On Fri, 18 Mar 2005 22:33:19 -0800, Brion Vibber brion@pobox.com wrote:
Just a reminder of work in progress and general background, for those who might be commenting without being aware of present work...
First, in MediaWiki 1.5 we've made a major schema change, intended to reduce the number of changes to data rows that have to be made and to slim down the amount of data that has to be pulled per-row when scanning non-bulk-text metadata.
Specifically, the 'cur' and 'old' tables are being split into 'page', 'revision', and 'text'. Lists of pages won't be trudging through large page text fields, and operations like renames of heavily-edited pages won't have to touch 15000 records. This will also give us the potential to move the bulk text to a separate replicated object store to keep the core metadata DBs relatively small and limber (and cacheable).
Talk to icee in #mediawiki if interested in the object store; he's working on a prototype for us, to use for image uploads and potentially bulk text storage.
Second, remember that each wiki's database is independent. It's very likely that at some point we'll want to split out some of the larger wikis to separate master servers; aside from localizing disk and cache utilization, this could provide some fault isolation in that a failure in one master would not affect the wikis running off the other master.
Third, we're expecting to have at least two new additional data centers soon in Europe and the US. Initially these are probably going to be squid proxies since that's easy for us to do (we have a small offsite squid farm in France currently in addition to the squids in the main cluster in Florida) but local web server boxen pulling from local slaved databases at least for read-only requests is something we're likely to see, to move more of the load off of the central location.
Finally, people constantly bring up the 'PostgreSQL cures cancer' bugaboo. 1.4 has experimental PostgreSQL support, which I'd like to see as a first-class supported configuration for the 1.5 release.
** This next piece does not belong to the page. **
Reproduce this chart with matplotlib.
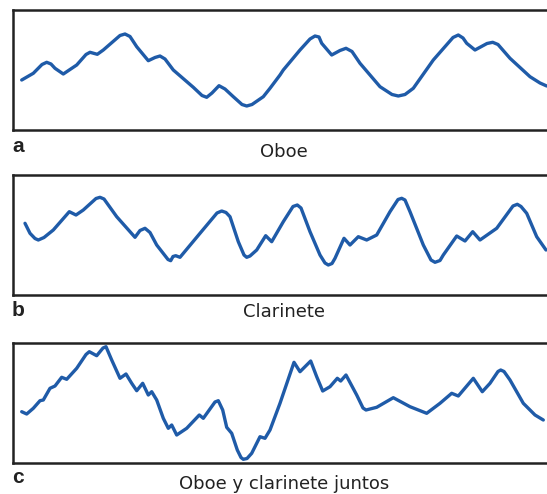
import matplotlib
matplotlib.use('Agg')
import matplotlib.pyplot as plt

# Oboe (a)
t_oboe = [21.7, 33.3, 42, 46.7, 51, 55.0, 63.3, 76.7, 86, 90.0, 97.3, 103.3, 120, 125.0, 130,
          136.7, 148.3, 155, 160.0, 165, 173.3, 193.3, 202, 206.7, 212, 219.0, 225, 233.3, 242,
          246.7, 252, 263.3, 270.0, 280.0, 283.3, 300.0, 310, 315.0, 319, 321.7, 331.7, 340,
          346.0, 352, 360.0, 380.0, 392, 398.3, 405, 413.3, 433.3, 453, 458.3, 463, 466.7, 475.0,
          487, 492.7, 498, 510.0, 530.0, 540, 546.7]
a_oboe = [-10.0, -3.3, 5.5, 7.7, 6, 1.7, -4.0, 5.0, 15.5, 17.7, 15.7, 20.0, 34.5, 36.0, 33.5,
          23.3, 9.3, 12.5, 14.0, 11, 0, -17.3, -25.5, -27.3, -23, -15.7, -19, -26.7, -34.5,
          -36.0, -34.5, -26.7, -18.3, -5.0, 0, 20, 31, 34, 33, 26.7, 15, 19.5,
          21.7, 18.5, 6.7, -16.7, -24.5, -26, -24.5, -18.3, 10, 32.5, 35, 32, 26.7, 20,
          26.5, 27.7, 25.5, 11.7, -6.7, -13, -16]

# Clarinete (b)
t_clar = [25.0, 30.0, 35, 38.3, 44, 53.3, 69.3, 76.0, 83.3, 96, 100.0, 104, 116.7, 135.0, 140,
          145.0, 150, 156.7, 168, 170.7, 173, 175.7, 180.0, 200.0, 217, 221.7, 226, 230.0, 238.3,
          244, 246.7, 250, 256.7, 265.7, 271.7, 283.3, 293, 297.3, 301, 310.0, 320.0, 325,
          328.3, 332, 335.0, 344.0, 350.0, 358.3, 366.7, 376.7, 390.0, 398, 401.7, 405, 410.0,
          423.3, 431, 435.0, 440, 443.3, 456.7, 465.0, 472.7, 480.0, 496.7, 513, 517.3, 521,
          526.7, 536.7, 546.0]
a_clar = [11.2, 1.2, -4, -5.5, -3, 4.5, 22.8, 19.5, 24.5, 36, 37.2, 35.5, 17.8, -2.8, 4,
          6.2, 2, -10.5, -25, -26.2, -22, -21.2, -22.8, 1.2, 21.5, 23.5, 22, 17.8, -7.2,
          -20.5, -22.8, -21.5, -15.5, -1.2, -7.2, 12.8, 28, 29.5, 26.5, 2.8, -20.5, -28.5,
          -30.5, -29, -23.8, -3.8, -10.5, -2.2, -5.5, -0.5, 22.8, 35, 36.2, 34.5, 22.8,
          -10.5, -25.5, -27.8, -26, -20.5, -1.5, -6.5, 2.8, -5.5, 6.2, 28.5, 30.2, 28,
          21.2, -2.2, -15.5]

# Oboe y clarinete juntos (c)
t_junt = [21.7, 26.7, 33.3, 40.0, 43.3, 50.0, 55.0, 61.7, 66.7, 76.7, 86, 89.3, 96.7, 103,
          106.0, 111.7, 120.0, 126.0, 131.7, 136.7, 142.7, 148.3, 151.7, 156.7, 163.3, 168.3,
          171.7, 176.7, 186.7, 199.3, 203.3, 215, 218.3, 222.7, 226.7, 231.7, 237.3, 241,
          243.3, 247, 251.7, 260.0, 265.0, 270.0, 280.0, 294.0, 300.0, 310.7, 316.7, 322.7,
          330.0, 337.3, 340.7, 346.0, 356.7, 363, 366.0, 376.7, 393.3, 410.0, 426.7, 440.0,
          451.7, 458.3, 473.3, 482.3, 490.0, 498, 500.7, 504, 510.0, 523.3, 535.0, 543.3]
a_junt = [-9.2, -11.5, -5.8, 1.8, 2.5, 14.2, 16.5, 25.2, 23.2, 34.2, 48, 50.8, 46.8, 54.5,
          55.8, 42.5, 24.2, 28.5, 19.2, 11.8, 19.2, 7.5, 10.8, 2.5, -15.8, -25.8,
          -22.5, -32.5, -25.8, -12.5, -15.8, 0.5, 1.8, -7.5, -24.8, -30.8, -47.5, -55,
          -56.8, -56, -50.8, -34.2, -35.8, -27.5, -0.8, 40.2, 30.8, 41.5, 25.8, 11.5,
          15.8, 24.2, 21.5, 27.5, 7.5, -5.5, -7.5, -4.8, 4.8, -4.2, -10.8, -0.8,
          9.2, 6.5, 24.2, 10.8, 19.2, 31, 32.5, 31, 22.5, -0.8, -12.5, -17.5]

etiquetas = ['a', 'b', 'c']
titulos = ['Oboe', 'Clarinete', 'Oboe y clarinete juntos']
series = [(t_oboe, a_oboe), (t_clar, a_clar), (t_junt, a_junt)]

W, H = 547, 494
fig = plt.figure(figsize=(W / 100, H / 100), dpi=100)

# caja superior, caja inferior (en pixeles de la imagen)
cajas = [(10, 130), (174.5, 294.5), (342.5, 462.5)]
letra_y = [146, 311, 477]
titulo_y = [152, 312, 484]

for i, (t, a) in enumerate(series):
    top, bot = cajas[i]
    ax = fig.add_axes([13 / W, 1 - bot / H, (565 - 13) / W, (bot - top) / H])
    ax.plot(t, a, color='#1f5ba8', lw=2.4, solid_joinstyle='round', solid_capstyle='round')
    ax.set_xlim(13, 565)
    ax.set_ylim(-60, 60)
    ax.set_xticks([])
    ax.set_yticks([])
    for s in ax.spines.values():
        s.set_linewidth(1.8)
        s.set_color('#222222')

    fig.text(12 / W, 1 - letra_y[i] / H, etiquetas[i], fontsize=15, fontweight='bold',
             family='Liberation Sans', color='#222222', ha='left', va='center')
    fig.text(284 / W, 1 - titulo_y[i] / H, titulos[i], fontsize=13,
             family='DejaVu Sans', color='#222222', ha='center', va='center')

fig.savefig('out.png', dpi=100)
This is only going to happen, though, if people pitch in to help in testing, bug fixing, and of course make some benchmarks and failure mode tests compared to MySQL! If you ever want Wikimedia to consider switching, the software needs to be available to make it work and it needs to be demonstrated as a legitimate improvement with a feasible conversion.
Domas is the PostgreSQL partisan on our team and wrote the existing PostgreSQL support. If you'd like to help you should probably track him down; in #mediawiki you'll usually find him as 'dammit'.
Thank you very much for this update. I just have some questions.
Where will deleted articles be? Tables archive_page, archive_revision, archive_text? Will it just be like the current version?
At what stage (beta, rc, etc) of 1.5 will you be using it on Wikimedia sites? Will you wait for 1.4.0 first?
Is a Bugzilla search for the new features possible? Can you provide a link or some instructions?
Will you bring up http://test.wikipedia.org again soon?
Is the HEAD branch in CVS the one which will become REL1_5? (I don't understand CVS very much)
Is that branch currently usable without major developer knowledge? Might I find anything really cool if I tried to use it?